Una identidad rota. El cisma, en todo caso, no solo es con los sirios; también existe una herida interna. «Ya teníamos nuestros propios conflictos y esto nos ha fragmentado aún más. Hemos perdido unidad, liderazgo», considera Sabaaneh.

Con la destrucción de Yarmuk y otros campos palestinos la comunidad se ha dispersado, perdiendo el importante capital demográfico, social, político y cultural del que gozaba en Siria. En más de siete años de guerra, miles de palestinos han muerto en los combates, asedios y bombardeos; otros han sido detenidos o desaparecidos, y más de 100.000 han huido del país. Demostraciones de fuerza como las masivas manifestaciones en fechas marcadas, como el día de la Naqba o el aniversario de la Declaración Balfour, que antaño podían congregar a 300.000 personas, difícilmente podrán repetirse.

«En nuestra imaginación, pensar en Yarmuk era recordar las grandes protestas, el poder político, la dignidad... pero ahora también recordaremos el asedio, los niños hambrientos, la gente muriendo de malnutrición, la destrucción. De algún modo, nuestra identidad está rota», lamenta el activista de Jafra.

Nour Owiss recuerda cómo añoraba el campo en los primeros meses. «Cuando nos fuimos de Yarmuk a vivir a otro lugar en Damasco, solía coger el coche y conducir alrededor del campo, yo sola, solo para verlo desde fuera. Necesitaba sentir que tenía el control en algún sitio, que pertenecía a algo».

La guerra ha supuesto un nuevo éxodo, una nueva Naqba para miles de palestinos. En la actualidad, Líbano, fronterizo con Siria, acoge en torno a un millón y medio de refugiados sirios, entre ellos miles de palestinos. «Muchos están considerando irse de Siria porque, especialmente los jóvenes, no ven un futuro aquí», advierte el director de la UNRWA en el país.

Doblemente refugiada, Nour Owiss ha debido rehacer su identidad. «A veces siento que no soy de ningún sitio. Tuve que aprender a ser siria, y ahora estoy teniendo que aprender a ser libanesa porque, para que la gente te respete, tienes que ser como ellos», sostiene. Después de tres años, siente que por primera vez desde que llegó a Beirut empieza a encontrar su sitio en el nuevo país de acogida, gracias a su trabajo en una ONG local como asistente paralegal (en Líbano, los palestinos tienen prohibido ejercer más de setenta profesiones, incluida la abogacía), y ha empezado a estudiar Periodismo en la Universidad. Aun así, admite que muchas veces aún se siente sola y aislada. «Ahora mi gente está repartida por el mundo. Mi familia está entre Suecia, Holanda, Alemania; también mis amigos. La mayoría de palestinos se han ido. Aquí en Beirut solo me siento en casa en Sabra y Chatila».

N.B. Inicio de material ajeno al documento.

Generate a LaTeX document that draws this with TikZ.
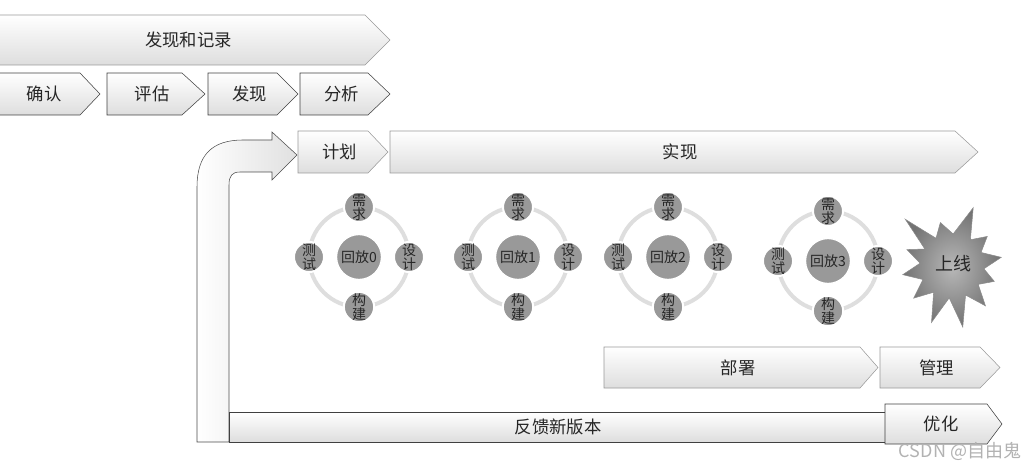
\documentclass[tikz,border=0pt]{standalone}
\usepackage{fontspec}
\setmainfont{Noto Sans CJK SC}
\usetikzlibrary{positioning}

\tikzset{
  chevbox/.style={draw=black!40, top color=white, bottom color=black!13},
  darkbox/.style={draw=black!75},
  chevtext/.style={text=black!85, font=\fontsize{13}{15}\selectfont},
  ring/.style={draw=black!13, line width=3pt},
  hub/.style={circle, fill=black!40, draw=white, line width=1pt, minimum size=33.75pt,
    inner sep=0pt, text=black!85, font=\fontsize{10.5}{12}\selectfont},
  spoke/.style={circle, fill=black!40, draw=white, line width=1.5pt, minimum size=22.5pt,
    inner sep=0pt, align=center, text=black!85, font=\fontsize{10.5}{10.5}\selectfont},
  starfill/.style={draw=black!45, inner color=black!28, outer color=black!55},
}

% chevron: [extra style]{name}{left}{top}{body end}{tip}{bottom}{text}
\newcommand{\chev}[8][]{%
  \draw[chevbox,#1] (#3,#4) -- (#5,#4) -- (#6,{(#4+#7)/2}) -- (#5,#7) -- (#3,#7) -- cycle;
  \node[chevtext] (#2) at ({(#3+#5)/2+(#6-#5)/3},{(#4+#7)/2}) {#8};
}

\begin{document}
\begin{tikzpicture}[x=0.75pt, y=-0.75pt]
\useasboundingbox (0,0) rectangle (1030,466);

% discovery
\chev{record}{-5}{15}{365}{390}{65}{发现和记录}
\chev[darkbox]{confirm}{-5}{73}{80}{100}{115}{确认}
\chev[darkbox]{assess}{107}{73}{182}{205}{115}{评估}
\chev[darkbox]{discover}{208}{73}{277}{298}{115}{发现}
\chev[darkbox]{analyse}{300}{73}{368}{390}{115}{分析}

% feedback arrow
\draw[draw=black!70, left color=white, right color=black!12]
  (197,442) -- (197,187) .. controls (197,155) and (212,140) .. (243,140)
  -- (272,140) -- (272,132) -- (297,155) -- (272,180) -- (272,172) -- (240,172)
  .. controls (232,172) and (229,176) .. (229,185) -- (229,442) -- cycle;
\draw[chevbox,darkbox] (229,412) rectangle (890,442);
\node[chevtext] (feedback) at (558,427) {反馈新版本};
\chev[darkbox]{optimise}{885}{404}{987}{1002}{444}{优化}

% build
\chev{plan}{298}{131}{368}{388}{173}{计划}
\chev{realise}{390}{131}{955}{978}{173}{实现}

% iterations
\foreach \i/\x/\y in {0/359/257, 1/518/257, 2/668/257, 3/828/261} {
  \draw[ring] (\x,\y) circle[radius=37.5pt];
  \node[hub] (h\i) at (\x,\y) {回放\i};
  \node[spoke] (req\i) at ([yshift=37.5pt]h\i) {需\\求};
  \node[spoke] (des\i) at ([xshift=37.5pt]h\i) {设\\计};
  \node[spoke] (bld\i) at ([yshift=-37.5pt]h\i) {构\\建};
  \node[spoke] (tst\i) at ([xshift=-37.5pt]h\i) {测\\试};
}

% go live
\draw[starfill] ([shift={(952,266)}]290:62)
  \foreach \a/\r in {305/32, 320/46, 335/32, 350/50, 5/32, 20/45, 35/32, 50/52, 65/32,
    80/62, 95/32, 110/60, 125/32, 140/50, 155/32, 170/50, 185/32, 200/48, 212/32,
    225/66, 240/32, 255/45, 272/32} {-- ([shift={(952,266)}]\a:\r)} -- cycle;
\node[chevtext, font=\fontsize{13.5}{15}\selectfont] (golive) at (953,264) {上线};

% deploy
\chev{deploy}{604}{347}{860}{878}{388}{部署}
\chev{manage}{880}{347}{980}{1000}{388}{管理}

\node[text=black!30, font=\fontsize{13.5}{15}\selectfont] (mark) at (960,451) {CSDN @自由鬼};
\end{tikzpicture}
\end{document}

Decía el gran poeta Mahmud Darwish que el pueblo palestino es el único que sabe con certeza que el mañana solo puede ser peor. Con la destrucción de Yarmuk murió una parte de la identidad de la diáspora palestina. «Siria era la capital del mundo para los refugiados palestinos, Yarmuk lo era. Ahora es un cementerio y es como si toda nuestra historia aquí hubiera desaparecido», lamenta Sabaaneh.

Por su experiencia en situaciones posconflicto en varios países, considera imprescindible preservar el statu quo y mantener un perfil bajo. «Si algo hemos aprendido de los errores que cometimos en países como Líbano –donde los palestinos mantuvieron un activo papel en la guerra civil que asoló el país entre 1975 y 1990 y sufrieron una brutal masacre en los campos de Sabra y Shatila–, es que no es nuestro trabajo ni va en nuestro interés portar armas a favor o en contra de nadie. Desafortunadamente, esa no era una postura mayoritaria al principio de la guerra, aunque ahora la mayoría sí piensa así».

Pese a todo trata de mostrarse positivo: «Aunque no podamos recuperar lo que perdimos, al menos podemos intentarlo». El director de la UNRWA también apunta en ese sentido, recordando que «los palestinos son gente resiliente», opina Abdi Adar. «La gente volverá a reconstruir, cueste lo que cueste».